Sophie Stangl '15 Integrated Health Sciences Major
Food Addiction in College-Aged Females
Addiction to highly refined foods, specifically sugar, may result in excessive caloric intake, which enhances comorbidity risks, such as obesity and cardiovascular disease. The American Heart Association recommends that women limit "added sugar" intake to 25 g per day (1).
Purpose: To determine the relationship between food addiction and sugar consumption.
Methods: IRB approved the study, and IT Services sent out a recruitment email to 1992 college-aged females. Participants gave their informed consent and completed two surveys: the Yale Food Addiction Scale (YFAS) (n=160) and the Automated Self-Administered 24-hour dietary recall (ASA24) (n=57). The YFAS questionnaire categorized individuals into two groups based on the DSM-IV substance abuse criteria: food dependents, or food addicts, and non-food dependents, or non-food addicts. The ASA24 analyzed participants' dietary recalls of all foods/beverages consumed in the last 24 hours. T-tests and ANOVAs compared nutrition intakes of food dependents with non-food dependents.

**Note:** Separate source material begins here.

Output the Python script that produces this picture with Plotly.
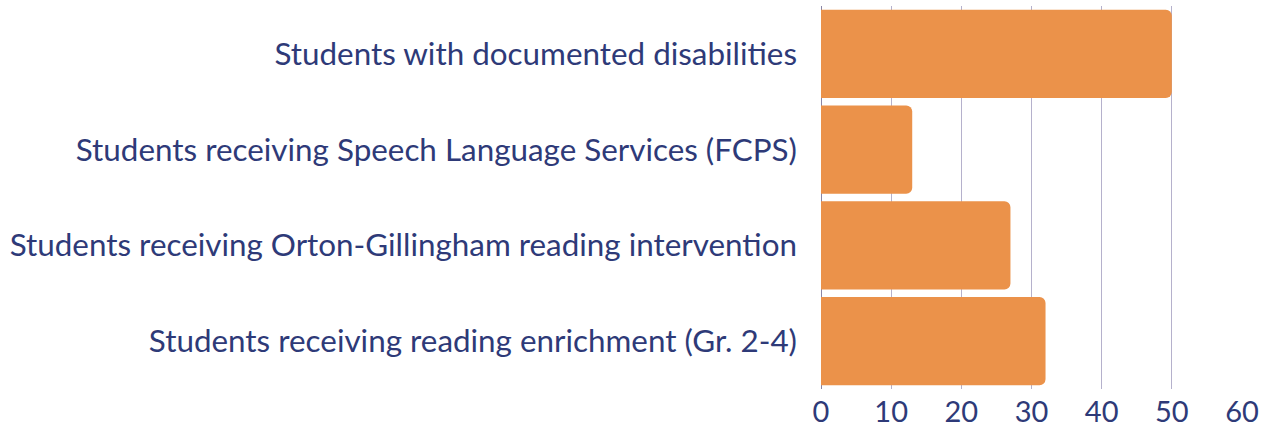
import plotly.graph_objects as go

categories = [
    "Students with documented disabilities",
    "Students receiving Speech Language Services (FCPS)",
    "Students receiving Orton-Gillingham reading intervention",
    "Students receiving reading enrichment (Gr. 2-4)",
]
values = [50, 13, 27, 32]
x_ticks = [0, 10, 20, 30, 40, 50, 60]

text_color = "#2E3A78"
bar_color = "#EB924A"

fig = go.Figure(
    go.Bar(
        x=values,
        y=categories,
        orientation="h",
        marker=dict(color=bar_color, cornerradius=6, line=dict(width=0)),
        hoverinfo="x+y",
    )
)

fig.update_layout(
    width=1266,
    height=429,
    margin=dict(l=821, r=24, t=6, b=40, autoexpand=False),
    paper_bgcolor="white",
    plot_bgcolor="white",
    bargap=0.08,
    showlegend=False,
    font=dict(family="Lato, sans-serif", color=text_color),
)

fig.update_xaxes(
    range=[0, 60],
    tickvals=x_ticks,
    ticktext=[str(t) for t in x_ticks],
    showgrid=True,
    gridcolor="#B5B1CC",
    gridwidth=1,
    zeroline=True,
    zerolinecolor="#8A86A6",
    zerolinewidth=1,
    showline=False,
    tickfont=dict(size=29, color=text_color),
    ticklabelstandoff=3,
    automargin=False,
    fixedrange=True,
)

fig.update_yaxes(
    autorange="reversed",
    showgrid=False,
    showline=False,
    tickfont=dict(size=31.4, color=text_color),
    ticklabelstandoff=23,
    automargin=False,
    fixedrange=True,
)

fig.write_html(
    "out.html",
    config={"displayModeBar": False},
    post_script="document.body.style.margin='0';document.body.style.overflow='hidden';",
)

Results: The YFAS categorized the respondents as 31.3% food dependent (n=50) and 68.8% non-food dependent (n=110); 13 food dependents and 44 non-food dependents completed the ASA24. Only 35.6% of participants (n=57) complete both surveys. The range of "added sugar" consumed was 0 - 395 grams. Food addicts consumed 77.5 ± 101.5 g of "added sugar" and non-food addicts consumed 51.5 ± 36.5 g of "added sugar"; however, there was no statistical difference between groups (p=0.158). Food dependents consumed less sodium than non-food dependents, 2308 ± 681 mg and 2980 ± 1051 mg sodium respectively, which was statistically significant (p=0.034).
Conclusions - A food addiction diagnosis did not correlate with a higher "added sugar" intake in this study (p>0.05), and food addicts consumed a significantly lower amount of sodium than non-food addicts (p=0.034). A surprising percent of college-aged females were categorized as food addicts (31.3%), which is higher than other reports (8.8%). Most food addicts and non-food addicts (70%) are consuming more than the American Heart Association's recommended amount of "added sugar" (<25 grams per day).